Here are some likely settings when you need to decide whether to use auto or manual focus when shooting videos.

When to use autofocus

Many digital cameras nowadays have great continuous autofocus that can help you take sharp videos without much involvement from you. It would be a shame to let it go to waste, right? Well, here are three scenarios when you should let the camera move those lenses about.

Fast-moving objects are involved

Let’s suppose you’re filming your kids playing on the beach. There’s no script and the kids are moving wherever they feel like it. Sometimes they zigzagging side to side, other times they’re moving away or towards the camera. Keeping the camera on autofocus is preferable for this situation.

You’re mainly a photographer

Switching between shooting pictures to movies and having to deal with manual focus is a pain. Nobody got time for that.
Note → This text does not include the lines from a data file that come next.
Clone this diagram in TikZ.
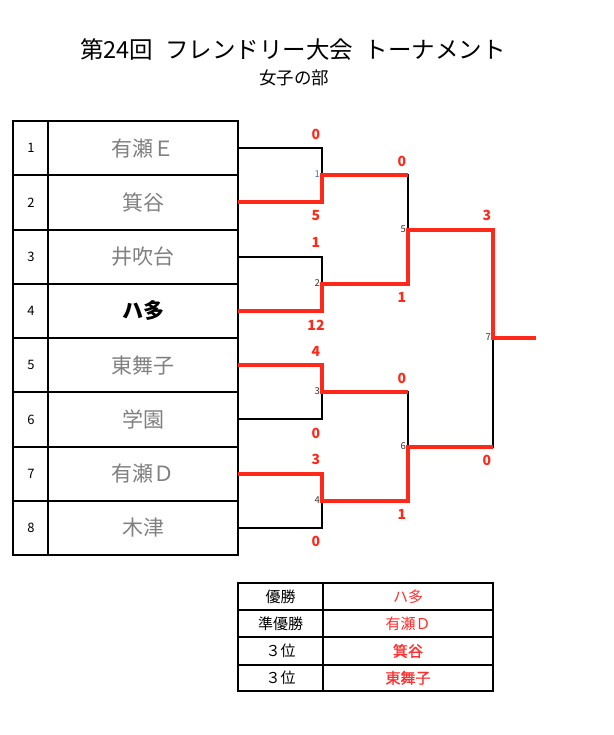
\documentclass[tikz,border=0pt]{standalone}
\usepackage{fontspec}
\setmainfont{Noto Sans CJK JP}
\newfontfamily\medfont[FakeBold=1]{Noto Sans CJK JP}
\definecolor{winred}{RGB}{255,40,25}
\definecolor{resred}{RGB}{255,45,45}
\definecolor{namegray}{RGB}{128,128,128}
\definecolor{numblue}{RGB}{68,114,196}
\tikzset{
  tbl/.style={draw=black, line width=2pt},
  bk/.style={draw=black, line width=2pt},
  rd/.style={draw=winred, line width=4pt},
  teamname/.style={text=namegray, inner sep=0pt, font=\fontsize{21}{21}\selectfont},
  seedno/.style={inner sep=0pt, font=\fontsize{13}{13}\selectfont},
  scorelbl/.style={text=winred, inner sep=0pt, font=\fontsize{14}{14}\selectfont\bfseries},
  matchno/.style={anchor=east, inner sep=0pt, text=black!80, font=\fontsize{9.5}{9.5}\selectfont},
  rescell/.style={inner sep=0pt, font=\fontsize{15}{15}\selectfont},
}
\begin{document}
\begin{tikzpicture}[x=1pt,y=-1pt]
\useasboundingbox (0,0) rectangle (613,735);
% heading
\node (title) at (293,50) {\fontsize{23.5}{23.5}\selectfont 第24回\hspace{0.5em}フレンドリー大会\hspace{0.5em}トーナメント};
\node (subtitle) at (294,78) {\fontsize{17.5}{17.5}\selectfont 女子の部};

% entry list
\draw[tbl] (13,121) rectangle (238,555);
\draw[tbl] (48,121) -- (48,555);
\foreach \k in {1,...,7}
  \draw[tbl] (13,121+54.25*\k) -- (238,121+54.25*\k);
\foreach \k in {1,...,8}
  \node[seedno] (seed\k) at (31,{121+54.25*(\k-0.5)}) {\k};
\node[teamname] (team1) at (143,148.1) {有瀬Ｅ};
\node[teamname] (team2) at (143,202.4) {箕谷};
\node[teamname] (team3) at (143,256.6) {井吹台};
\node[teamname, text=black, font=\fontsize{21}{21}\selectfont\bfseries] (team4) at (143,310.9) {ハ多};
\node[teamname] (team5) at (143,365.1) {東舞子};
\node[teamname] (team6) at (143,419.4) {学園};
\node[teamname] (team7) at (143,473.6) {有瀬Ｄ};
\node[teamname] (team8) at (143,527.9) {木津};

% bracket points
\foreach \k in {1,...,8}
  \coordinate (t\k) at (238,{121+54.25*(\k-0.5)});
\coordinate (m1) at (322,175.25);
\coordinate (m2) at (322,283.75);
\coordinate (m3) at (322,392.25);
\coordinate (m4) at (322,500.75);
\coordinate (m5) at (408,229.5);
\coordinate (m6) at (408,446.5);
\coordinate (m7) at (493,338);
\coordinate (win) at (536,338);

% bracket lines
\draw[bk] (t1) -| (m1) |- (t2);
\draw[bk] (t3) -| (m2) |- (t4);
\draw[bk] (t5) -| (m3) |- (t6);
\draw[bk] (t7) -| (m4) |- (t8);
\draw[bk] (m1) -| (m5) |- (m2);
\draw[bk] (m3) -| (m6) |- (m4);
\draw[bk] (m5) -| (m7) |- (m6);

% winners
\draw[rd] (t2) -| (m1) -- (m1 -| m5);
\draw[rd] (t5) -| (m3) -- (m3 -| m6);
\draw[rd] (t7) -| (m4) -| (m6) -- (m6 -| m7);
\draw[rd] (t4) -| (m2) -| (m5) -| (m7) -- (win);

% match numbers
\node[matchno, text=numblue] (no1) at (320,174.5) {1};
\node[matchno] (no2) at (320,283) {2};
\node[matchno] (no3) at (320,391.5) {3};
\node[matchno] (no4) at (320,500) {4};
\node[matchno] (no5) at (406,228.8) {5};
\node[matchno] (no6) at (406,445.8) {6};
\node[matchno] (no7) at (491,337.3) {7};

% scores
\node[scorelbl] (s1a) at (316,134) {0};
\node[scorelbl] (s1b) at (316,216) {5};
\node[scorelbl] (s2a) at (316,242.6) {1};
\node[scorelbl] (s2b) at (316,324.9) {12};
\node[scorelbl] (s3a) at (316,351.1) {4};
\node[scorelbl] (s3b) at (316,433.4) {0};
\node[scorelbl] (s4a) at (316,459.6) {3};
\node[scorelbl] (s4b) at (316,541.9) {0};
\node[scorelbl] (s5a) at (402,161.2) {0};
\node[scorelbl] (s5b) at (402,297.7) {1};
\node[scorelbl] (s6a) at (402,378.2) {0};
\node[scorelbl] (s6b) at (402,514.7) {1};
\node[scorelbl] (s7a) at (487,215.5) {3};
\node[scorelbl] (s7b) at (487,460.5) {0};

% results
\draw[tbl] (238,583) rectangle (493,691);
\draw[tbl] (323,583) -- (323,691);
\foreach \y in {610,637.3,664.5}
  \draw[tbl] (238,\y) -- (493,\y);
\node[rescell] (r1) at (280.5,596.5) {優勝};
\node[rescell] (r2) at (280.5,623.7) {準優勝};
\node[rescell] (r3) at (280.5,650.9) {３位};
\node[rescell] (r4) at (280.5,677.8) {３位};
\node[rescell, text=resred] (w1) at (408,596.5) {ハ多};
\node[rescell, text=resred] (w2) at (408,623.7) {有瀬Ｄ};
\node[rescell, text=resred, font=\fontsize{15}{15}\medfont] (w3) at (408,650.9) {箕谷};
\node[rescell, text=resred, font=\fontsize{15}{15}\medfont] (w4) at (408,677.8) {東舞子};
\end{tikzpicture}
\end{document}
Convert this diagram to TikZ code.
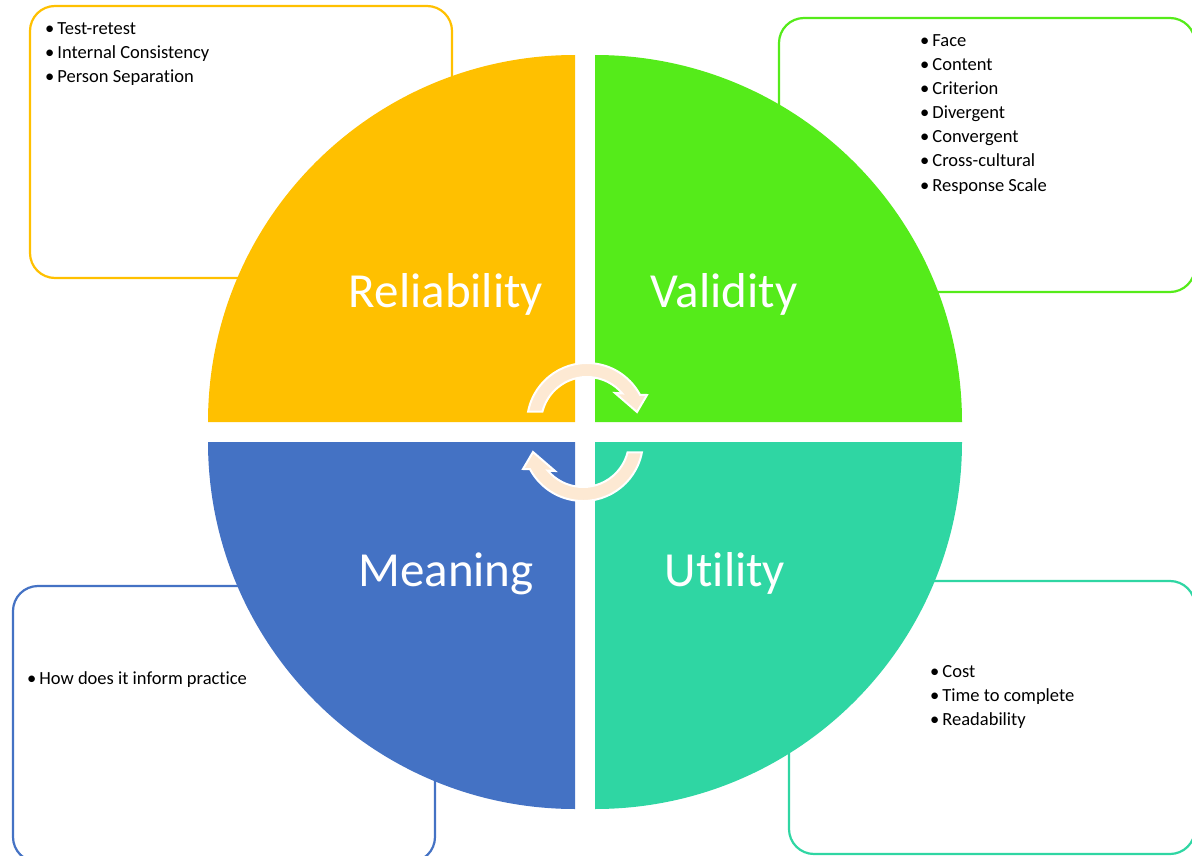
\documentclass[tikz,border=0pt]{standalone}
\usepackage{fontspec}
\setmainfont{Carlito}[Ligatures=NoCommon]
\usetikzlibrary{positioning}
\definecolor{relcol}{HTML}{FFC000}
\definecolor{valcol}{HTML}{55EB1A}
\definecolor{meancol}{HTML}{4472C4}
\definecolor{utilcol}{HTML}{2FD6A3}
\definecolor{arrowcol}{HTML}{FDE9D3}

\begin{document}
\begin{tikzpicture}[x=1pt, y=1pt,
    listbox/.style={draw=#1, line width=2.2pt, rounded corners=25pt, fill=white},
    listtext/.style={anchor=base west, inner sep=0pt, font=\fontsize{18.5}{24}\selectfont},
    quadlabel/.style={anchor=base, inner sep=0pt, text=white, font=\fontsize{49}{58}\selectfont},
    cyclearrow/.style={fill=arrowcol, draw=white, line width=2pt}]
    \useasboundingbox (0,0) rectangle (1192,-856);
    \clip (0,0) rectangle (1192,-856);

    % boxes behind the circle
    \draw[listbox=relcol]  (30,-6)   rectangle (452,-278);
    \draw[listbox=valcol]  (779,-18) rectangle (1195,-292);
    \draw[listbox=meancol] (13,-586) rectangle (435,-862);
    \draw[listbox=utilcol] (789,-581) rectangle (1195,-854);

    % four quarters
    \foreach \cx/\cy/\a/\col in {575/-422/90/relcol, 595/-422/0/valcol,
                                 575/-442/180/meancol, 595/-442/270/utilcol}{
        \fill[\col] (\cx,\cy) -- ++(\a:367) arc[start angle=\a, delta angle=90, radius=367] -- cycle;
    }

    \node[quadlabel] (rel)  at (446,-307) {Reliability};
    \node[quadlabel] (val)  at (724,-307) {Validity};
    \node[quadlabel] (mean) at (446,-586) {Meaning};
    \node[quadlabel] (util) at (725,-586) {Utility};

    % lists
    \foreach \item [count=\i] in {Test-retest, Internal Consistency, Person Separation}
        \node[listtext] (rel\i) at (45,{-11-24*\i}) {•\hspace{3pt}\item};
    \foreach \item [count=\i] in {Face, Content, Criterion, Divergent, Convergent,
                                  Cross-cultural, Response Scale}
        \node[listtext] (val\i) at (920,{-23-24*\i}) {•\hspace{3pt}\item};
    \node[listtext] (mean1) at (27,-684) {•\hspace{3pt}How does it inform practice};
    \foreach \item [count=\i] in {Cost, Time to complete, Readability}
        \node[listtext] (util\i) at (930,{-653-24*\i}) {•\hspace{3pt}\item};

    % cycle arrows in the middle
    \foreach \r in {0,180}
        \draw[cyclearrow, shift={(585,-432)}, rotate=\r, shift={(2,9)}]
            (165.8:46) -- (169.1:60) arc[start angle=169.1, end angle=28, radius=60]
            -- (60,28) -- (50,11) -- (28,30) -- (40:46)
            arc[start angle=40, end angle=165.8, radius=46] -- cycle;
\end{tikzpicture}
\end{document}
If your line of work mostly involves taking still pictures, keep your work simple and go with autofocus.

You don’t have time to practice

Many DSLR cameras have focus peaking, a tool that helps you focus on your target. Making a sharp video with manual focus is too easy with the help of focus peaking. The thing is, you still need to practice. You need to know how much you need to turn the focus ring when the objects shift from one place to the next. When you’re pressed with time, just let the camera take the burden off your shoulders.

When to use manual focus

The followings are three scenarios where manual focus is preferable.

The objects stay in one place

Imagine vloggers doing reviews or streaming a game while sitting. Any setting that requires the object to stay in one place where the distance between the camera and the object remains roughly the same doesn’t need autofocus. All you need is to adjust the manual focus before starting the video and you’re set.

The camera has slow autofocus

When the camera spends too much time hunting a moving object, you’ll end up a blurry video most of the time. No amount of post-processing or video format conversion can give you a decent result. For this situation, you don’t have a choice other than getting the manual focus right.

You may need to move about to accommodate the object’s movement and keep everything sharp. Having a good-quality gimbal will help in this case. A sharp yet shaky video is still useless.

You’re making macro video

Just like macro photography, macro videography is a special case when you’re dealing with a very narrow depth of field (DOF) and large apertures. In this setting, focusing is paramount. You must rely on the manual focus to ensure that super tiny object is looking sharp.


Both auto and manual focus has its place when it comes to making videos. Sometimes you need to go manual and sometimes you just need to let the camera do the hunt. It’s all up to the man (or woman) behind the lens to make the call.